After a particularly inept offensive performance one time in the 1980’s when the Cowboys couldn’t find a quarterback, Landry was asked why he didn’t make a change at the position when they couldn’t get close enough to a first down most of the day to even have a lot of debate over what to do.
“We weren’t moving the ball,” Landry said. He was serious and pretty much ignored the snickering and wide-eyed looks from the media. “If we’d been moving the ball and not scoring I might have made a change.”
That was Landry Code for his game plan blew up in his face (and he did the game plan for the offense, defense and special teams himself), so he wasn’t about to start trying to juggle quarterbacks to see if it would make a difference. He was convinced it didn’t matter.
Two games into this season, Morris hasn’t even looked at freshmen Connor Noland or John Stephen Jones. He’s already said there’s a package for Daulton Hyatt, which is code for there’s only a certain kind of plays he can do.
But could Noland or Jones actually do worse than the struggling Ty Storey and Cole Kelley have done through two games the Hogs should have won handily?
We’re seeing on the field what Morris and offensive coordinator Joe Craddock have talked about since the spring. Both quarterbacks do some good things, but nothing consistently enough for this team to hang it’s hat on.
Which begs the question why not see what the freshmen can do?
With the new redshirt rule, you can put them out there the next four weeks and if they don’t work out, well, they will have a redshirt available.
Could it get worse? Probably, but not much worse.
Both Storey and Kelley have rather unimpressive numbers.
Storey is 17-of-30 passing with two interceptions against Colorado State, three touchdowns for 297 yards. Kelley is 15-of-21 for 194 yards.
Add both of them together and you’ve got a routine single game for Ryan Mallett or Tyler Wilson.
This is a case where Morris’ numbers aren’t telling the whole storey. Neither one of them have looked completely comfortable at times. At other times they both appeared completely lost.
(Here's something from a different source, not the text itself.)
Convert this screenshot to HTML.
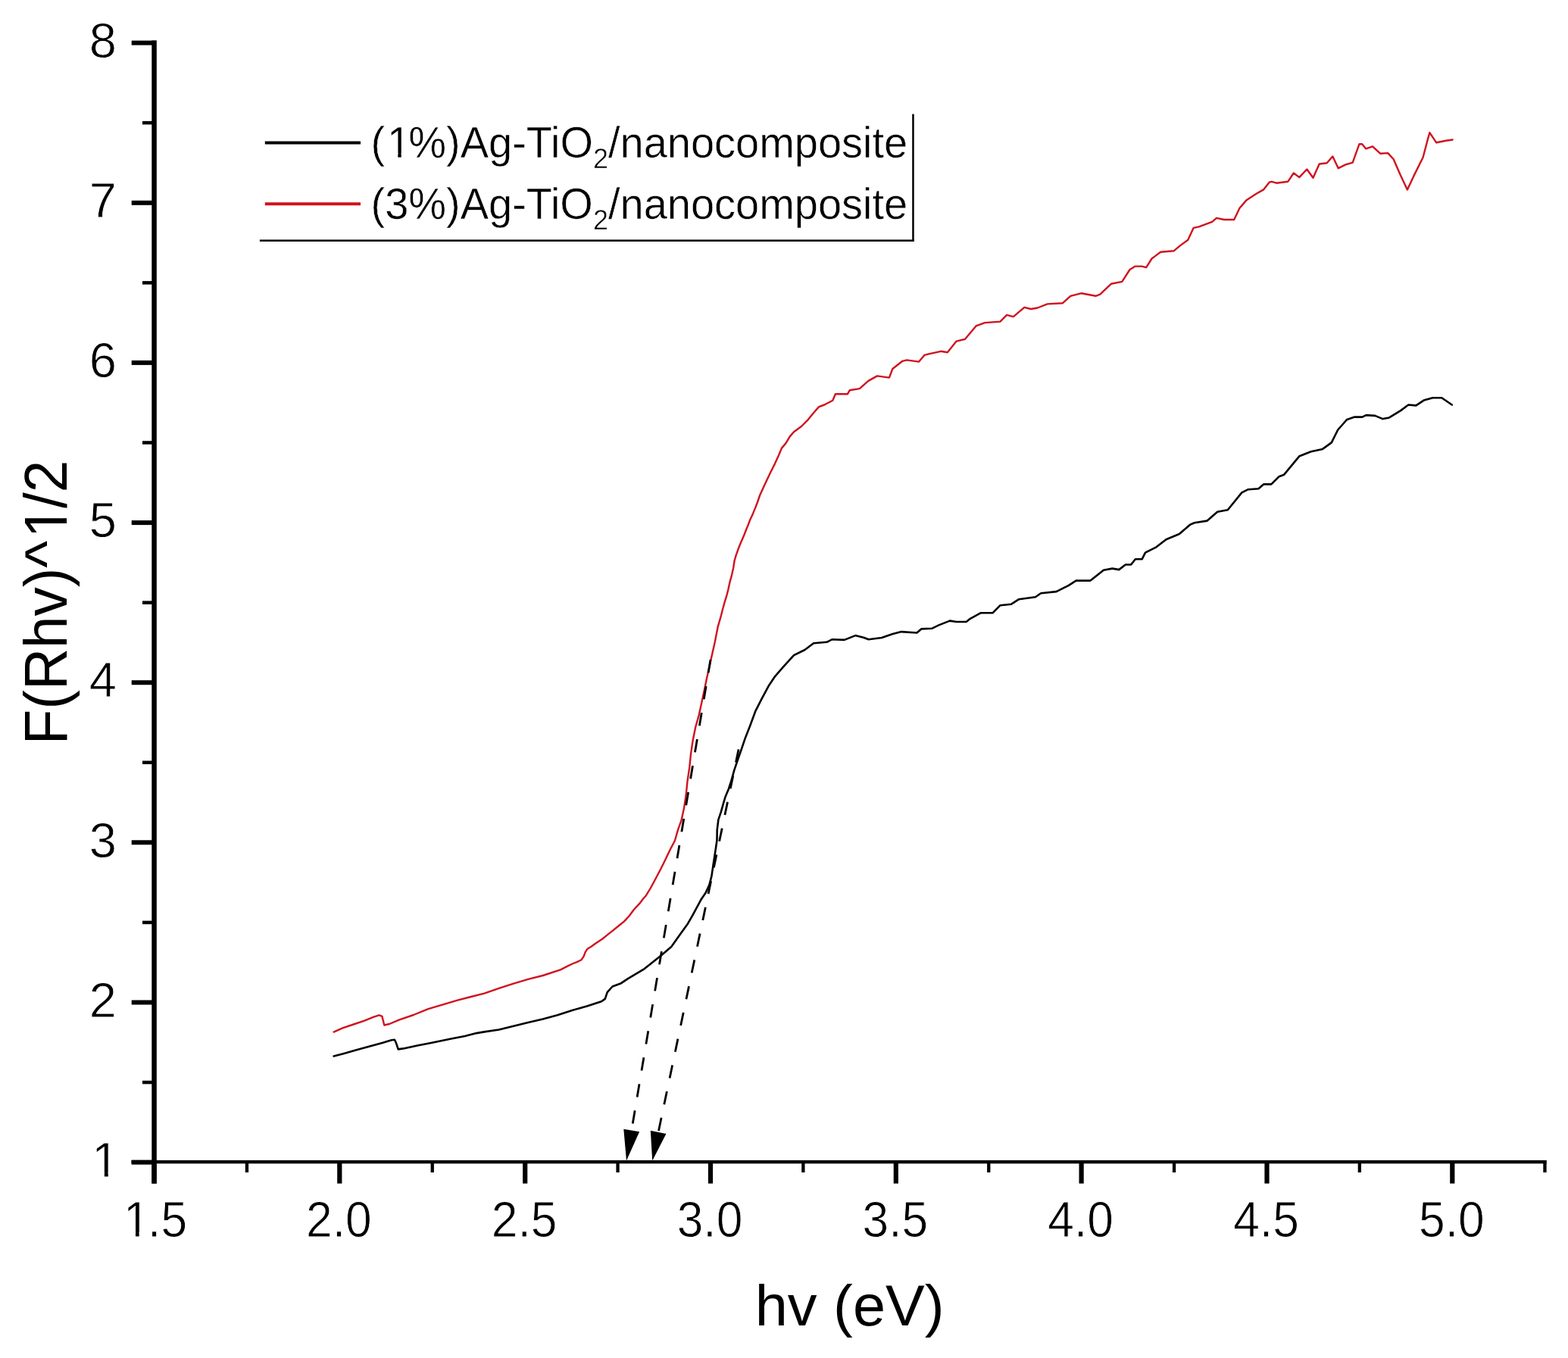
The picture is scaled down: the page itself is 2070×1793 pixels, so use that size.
<!DOCTYPE html><html><head><meta charset="utf-8"><style>html,body{margin:0;padding:0;background:#fff;overflow:hidden;width:2070px;height:1793px;}svg{display:block;}text{font-family:"Liberation Sans",Arial,sans-serif;fill:#000;}.tk{stroke:#fff;stroke-width:0.8px;}.lg{stroke:#fff;stroke-width:0.5px;}</style></head><body>
<svg width="2070" height="1793" viewBox="0 0 2070 1793">
<rect width="2070" height="1793" fill="#fff"/>
<rect x="200.3" y="53.3" width="6.5" height="1509.3" fill="#000"/>
<rect x="173.5" y="1531.9" width="1868.3" height="4.4" fill="#000"/>
<rect x="200.4" y="1535.3" width="6.2" height="27.3" fill="#000"/>
<rect x="445.2" y="1535.3" width="6.2" height="27.3" fill="#000"/>
<rect x="690.1" y="1535.3" width="6.2" height="27.3" fill="#000"/>
<rect x="934.9" y="1535.3" width="6.2" height="27.3" fill="#000"/>
<rect x="1179.7" y="1535.3" width="6.2" height="27.3" fill="#000"/>
<rect x="1424.5" y="1535.3" width="6.2" height="27.3" fill="#000"/>
<rect x="1669.4" y="1535.3" width="6.2" height="27.3" fill="#000"/>
<rect x="1914.2" y="1535.3" width="6.2" height="27.3" fill="#000"/>
<rect x="323.8" y="1535.3" width="4.3" height="12.7" fill="#000"/>
<rect x="568.6" y="1535.3" width="4.3" height="12.7" fill="#000"/>
<rect x="813.4" y="1535.3" width="4.3" height="12.7" fill="#000"/>
<rect x="1058.2" y="1535.3" width="4.3" height="12.7" fill="#000"/>
<rect x="1303.1" y="1535.3" width="4.3" height="12.7" fill="#000"/>
<rect x="1547.9" y="1535.3" width="4.3" height="12.7" fill="#000"/>
<rect x="1792.7" y="1535.3" width="4.3" height="12.7" fill="#000"/>
<rect x="2037.3" y="1535.3" width="4.3" height="12.7" fill="#000"/>
<rect x="173.7" y="1531.6" width="27.6" height="6" fill="#000"/>
<rect x="173.7" y="1320.5" width="27.6" height="6" fill="#000"/>
<rect x="173.7" y="1109.3" width="27.6" height="6" fill="#000"/>
<rect x="173.7" y="898.2" width="27.6" height="6" fill="#000"/>
<rect x="173.7" y="687.1" width="27.6" height="6" fill="#000"/>
<rect x="173.7" y="475.9" width="27.6" height="6" fill="#000"/>
<rect x="173.7" y="264.8" width="27.6" height="6" fill="#000"/>
<rect x="173.7" y="53.6" width="27.6" height="6" fill="#000"/>
<rect x="188" y="1426.8" width="13.3" height="4.5" fill="#000"/>
<rect x="188" y="1215.7" width="13.3" height="4.5" fill="#000"/>
<rect x="188" y="1004.5" width="13.3" height="4.5" fill="#000"/>
<rect x="188" y="793.4" width="13.3" height="4.5" fill="#000"/>
<rect x="188" y="582.2" width="13.3" height="4.5" fill="#000"/>
<rect x="188" y="371.1" width="13.3" height="4.5" fill="#000"/>
<rect x="188" y="159.9" width="13.3" height="4.5" fill="#000"/>
<g transform="translate(154.0 1553.8)"><text font-size="65" text-anchor="end" class="tk"><tspan dx="3.25">1</tspan></text><rect x="-28.96" y="-5.86" width="12.79" height="6.86" fill="#fff"/><rect x="-11.22" y="-5.86" width="12.29" height="6.86" fill="#fff"/></g>
<text transform="translate(154.0 1342.7)" font-size="65" text-anchor="end" class="tk">2</text>
<text transform="translate(154.0 1131.5)" font-size="65" text-anchor="end" class="tk">3</text>
<text transform="translate(154.0 920.4)" font-size="65" text-anchor="end" class="tk">4</text>
<text transform="translate(154.0 709.3)" font-size="65" text-anchor="end" class="tk">5</text>
<text transform="translate(154.0 498.1)" font-size="65" text-anchor="end" class="tk">6</text>
<text transform="translate(154.0 286.9)" font-size="65" text-anchor="end" class="tk">7</text>
<text transform="translate(154.0 75.8)" font-size="65" text-anchor="end" class="tk">8</text>
<g transform="translate(202.5 1633.0) scale(0.99 1.064)"><text font-size="63" text-anchor="middle" class="tk"><tspan dx="2.52">1</tspan><tspan dx="-2.52">.</tspan>5</text><rect x="-36.22" y="-5.71" width="12.44" height="6.71" fill="#fff"/><rect x="-19.01" y="-5.71" width="11.95" height="6.71" fill="#fff"/></g>
<text transform="translate(447.3 1633.0) scale(0.99 1.064)" font-size="63" text-anchor="middle" class="tk">2.0</text>
<text transform="translate(692.2 1633.0) scale(0.99 1.064)" font-size="63" text-anchor="middle" class="tk">2.5</text>
<text transform="translate(937.0 1633.0) scale(0.99 1.064)" font-size="63" text-anchor="middle" class="tk">3.0</text>
<text transform="translate(1181.8 1633.0) scale(0.99 1.064)" font-size="63" text-anchor="middle" class="tk">3.5</text>
<text transform="translate(1426.6 1633.0) scale(0.99 1.064)" font-size="63" text-anchor="middle" class="tk">4.0</text>
<text transform="translate(1671.5 1633.0) scale(0.99 1.064)" font-size="63" text-anchor="middle" class="tk">4.5</text>
<text transform="translate(1916.3 1633.0) scale(0.99 1.064)" font-size="63" text-anchor="middle" class="tk">5.0</text>
<text transform="translate(1121.6 1750.1) scale(1.02 1)" font-size="76" text-anchor="middle">hv (eV)</text>
<g transform="translate(87.6 795.5) rotate(-90) scale(0.949 1)"><text font-size="80.5" text-anchor="middle">F(Rhv)^<tspan dx="4.03">1</tspan><tspan dx="-4.03">/</tspan>2</text><rect x="95.06" y="-7.01" width="15.11" height="8.01" fill="#fff"/><rect x="117.28" y="-7.01" width="14.48" height="8.01" fill="#fff"/></g>
<g transform="translate(489.5 207.5) scale(1 1.03)"><text font-size="56" class="lg">(<tspan dx="2.80">1</tspan><tspan dx="-2.80">%</tspan>)Ag-TiO<tspan font-size="36" dy="13.9">2</tspan><tspan dy="-13.9">/nanocomposite</tspan></text><rect x="24.72" y="-5.18" width="11.07" height="6.18" fill="#fff"/><rect x="40.24" y="-5.18" width="10.63" height="6.18" fill="#fff"/></g>
<text transform="translate(489.5 288.5) scale(1 1.03)" font-size="56" class="lg">(3%)Ag-TiO<tspan font-size="36" dy="13.9">2</tspan><tspan dy="-13.9">/nanocomposite</tspan></text>
<rect x="349.8" y="186.5" width="126.2" height="4" fill="#000"/>
<rect x="349.8" y="267.2" width="126.2" height="4" fill="#d0121e"/>
<rect x="1204.2" y="150.6" width="2.5" height="168" fill="#000"/>
<rect x="342.9" y="316.4" width="863.8" height="2.5" fill="#000"/>
<path d="M440.6 1394.5L453.2 1391.2L470.6 1386.3L488.0 1381.5L505.4 1376.7L517.0 1373.3L520.9 1372.8L522.8 1376.7L525.7 1385.4L532.5 1384.4L550.8 1380.5L570.2 1376.7L594.3 1371.8L613.7 1368.0L629.1 1364.1L639.3 1362.4L658.7 1359.5L678.0 1354.7L697.3 1349.9L716.7 1345.5L736.0 1340.2L755.3 1333.9L774.7 1328.6L794.0 1322.3L798.8 1318.9L801.7 1310.2L808.5 1302.5L820.0 1298.2L829.0 1292.1L850.8 1279.1L872.5 1261.7L886.3 1250.0L892.5 1241.3L900.3 1230.3L908.1 1219.4L914.4 1208.4L919.8 1198.3L925.3 1188.1L931.6 1178.8L936.3 1168.6L939.4 1156.9L941.7 1141.3L944.1 1125.6L946.4 1110.0L946.6 1105.0L946.7 1095.6L948.4 1082.2L951.8 1072.1L955.1 1060.4L957.6 1052.0L961.8 1042.0L965.1 1032.0L969.3 1016.9L974.4 1001.8L979.4 987.6L983.6 975.1L990.3 958.0L997.2 939.2L1006.0 921.8L1014.6 905.8L1023.3 892.8L1033.5 881.2L1048.0 865.2L1062.5 858.0L1074.1 849.3L1091.5 847.8L1098.7 844.2L1114.7 844.9L1129.2 839.1L1140.8 842.0L1146.6 844.2L1164.0 842.0L1178.5 837.0L1190.1 834.1L1210.4 835.5L1216.2 830.4L1230.7 829.7L1239.4 825.4L1253.9 819.6L1262.6 821.0L1275.6 821.0L1280.0 817.4L1294.5 809.3L1310.4 809.3L1320.6 799.2L1335.1 797.7L1345.2 791.2L1367.0 788.3L1374.2 783.2L1394.5 781.1L1410.5 773.1L1420.6 766.6L1439.5 766.6L1456.9 752.8L1468.5 750.6L1477.2 752.1L1485.9 745.5L1493.1 745.5L1498.9 738.3L1507.6 738.3L1512.0 729.6L1526.5 722.3L1539.5 712.2L1556.9 705.0L1571.4 692.6L1576.8 690.2L1593.7 687.6L1607.2 675.8L1620.8 673.3L1639.4 650.4L1647.8 646.2L1661.4 645.3L1668.1 639.4L1678.3 639.4L1688.4 629.3L1695.2 626.7L1715.5 602.2L1730.7 596.3L1746.0 592.9L1757.8 584.4L1766.2 567.5L1778.1 554.0L1788.2 550.6L1798.4 550.6L1803.5 548.1L1815.3 548.9L1825.5 553.1L1833.9 551.4L1849.1 542.1L1859.3 534.5L1869.4 535.4L1879.6 528.6L1891.4 525.2L1903.3 525.2L1916.8 534.5" fill="none" stroke="#000" stroke-width="2.6" stroke-linejoin="round" stroke-linecap="round"/>
<path d="M440.6 1362.6L452.2 1357.3L466.7 1352.5L481.2 1347.7L492.8 1342.8L500.6 1340.4L504.4 1341.9L507.3 1353.5L514.1 1352.0L526.7 1346.7L546.0 1340.0L565.3 1332.2L584.7 1326.4L604.0 1320.6L620.0 1316.5L639.3 1311.7L658.7 1304.9L678.0 1298.6L697.3 1292.8L716.7 1288.0L740.0 1280.3L747.3 1276.7L754.5 1273.0L761.8 1270.1L767.6 1267.2L770.5 1262.9L772.7 1257.1L775.6 1252.7L780.6 1249.8L786.4 1245.5L795.2 1239.7L802.4 1233.9L809.7 1228.1L816.9 1222.2L824.2 1216.4L830.7 1209.2L837.2 1200.5L843.9 1193.4L849.6 1186.0L852.7 1182.7L858.9 1172.5L865.2 1160.8L872.2 1147.5L878.4 1135.0L884.7 1121.7L890.9 1110.0L895.0 1095.7L899.5 1083.2L903.0 1067.1L905.7 1049.3L907.5 1031.4L910.2 1013.6L912.0 995.7L914.6 977.9L918.2 960.0L922.3 945.7L925.9 929.6L929.5 912.7L933.0 895.7L936.6 879.6L940.2 863.6L943.8 847.5L947.6 827.9L951.8 813.3L954.1 804.3L956.6 795.2L959.1 787.2L961.4 778.2L963.6 768.1L966.1 759.1L968.1 750.0L969.6 740.3L971.6 733.3L974.1 726.3L976.6 719.8L979.6 712.7L982.6 705.7L985.1 699.2L987.6 693.2L990.1 686.6L993.2 680.1L995.2 675.1L997.7 669.1L1000.2 662.5L1003.4 653.2L1009.6 639.8L1016.8 624.6L1023.0 612.1L1027.5 602.3L1032.0 591.6L1037.3 585.4L1042.7 576.4L1048.0 570.2L1057.9 563.0L1066.8 554.1L1073.9 545.2L1081.1 537.1L1088.2 534.5L1099.3 528.7L1102.9 520.3L1118.8 520.3L1121.7 515.3L1134.8 513.1L1146.4 502.9L1158.0 496.4L1173.9 498.6L1178.3 487.0L1191.3 476.8L1197.1 475.4L1213.1 477.6L1220.3 468.9L1226.1 467.4L1242.1 463.8L1250.8 465.2L1262.4 450.7L1274.0 447.8L1288.5 430.4L1300.1 426.1L1320.4 424.6L1329.1 415.9L1337.8 418.1L1352.3 405.8L1361.0 408.0L1369.7 406.5L1382.7 401.4L1403.0 400.2L1413.2 390.8L1427.7 387.2L1446.5 390.8L1452.3 388.6L1466.8 374.8L1481.3 371.9L1491.5 356.0L1498.7 351.6L1507.4 351.6L1513.2 353.1L1520.5 341.5L1532.1 332.8L1549.5 331.3L1558.2 324.1L1568.3 316.8L1575.6 300.9L1582.8 299.4L1600.2 292.9L1606.0 287.8L1616.2 290.0L1629.2 290.0L1636.5 274.8L1645.2 264.6L1658.2 256.0L1668.4 250.1L1675.6 240.7L1678.8 239.8L1685.1 241.7L1700.2 239.8L1707.8 228.5L1715.3 234.1L1725.3 223.5L1733.5 234.8L1741.7 216.5L1751.7 215.3L1759.3 206.5L1766.8 222.2L1776.9 217.2L1785.7 214.7L1794.5 190.2L1798.2 190.2L1803.3 196.4L1812.0 193.3L1822.1 202.7L1832.2 202.1L1839.7 210.3L1848.5 230.4L1857.9 250.5L1866.1 232.9L1878.6 207.8L1884.9 183.9L1887.4 175.1L1896.2 188.3L1908.8 185.8L1917.6 184.5" fill="none" stroke="#d0121e" stroke-width="2.4" stroke-linejoin="round" stroke-linecap="round"/>
<path d="M938.0 871.0 L833.4 1494.5" stroke="#000" stroke-width="2.8" stroke-dasharray="17.5 18" stroke-dashoffset="0.0" fill="none"/><path d="M827.0 1532.5L823.3 1490.8L844.1 1494.3Z" fill="#000"/>
<path d="M976.0 985.0 L868.7 1496.8" stroke="#000" stroke-width="2.8" stroke-dasharray="17.5 18" stroke-dashoffset="-4.5" fill="none"/><path d="M861.2 1532.5L858.8 1492.7L879.4 1497.0Z" fill="#000"/>
</svg></body></html>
For a position that often sets the tone for the entire offense, well, it seems to be a problem.
Coaches want consistency. If things are consistent, they can figure out what to fix, but when you fix one thing and two other fall apart, well, you’ve got one of those situations that causes migraine headaches.
Is it time to put the two freshmen in the game that each quarterbacked a team to a championship less than 12 months ago?
Winning is a habit.
So is losing.
Both have been on Razorback teams that made falling apart late a habit. Neither one of them likes it, but it appears neither have the ability or leadership to change it.
Neither freshman may be able to change it, either.
But you wonder if Morris and Craddock are ready to find out.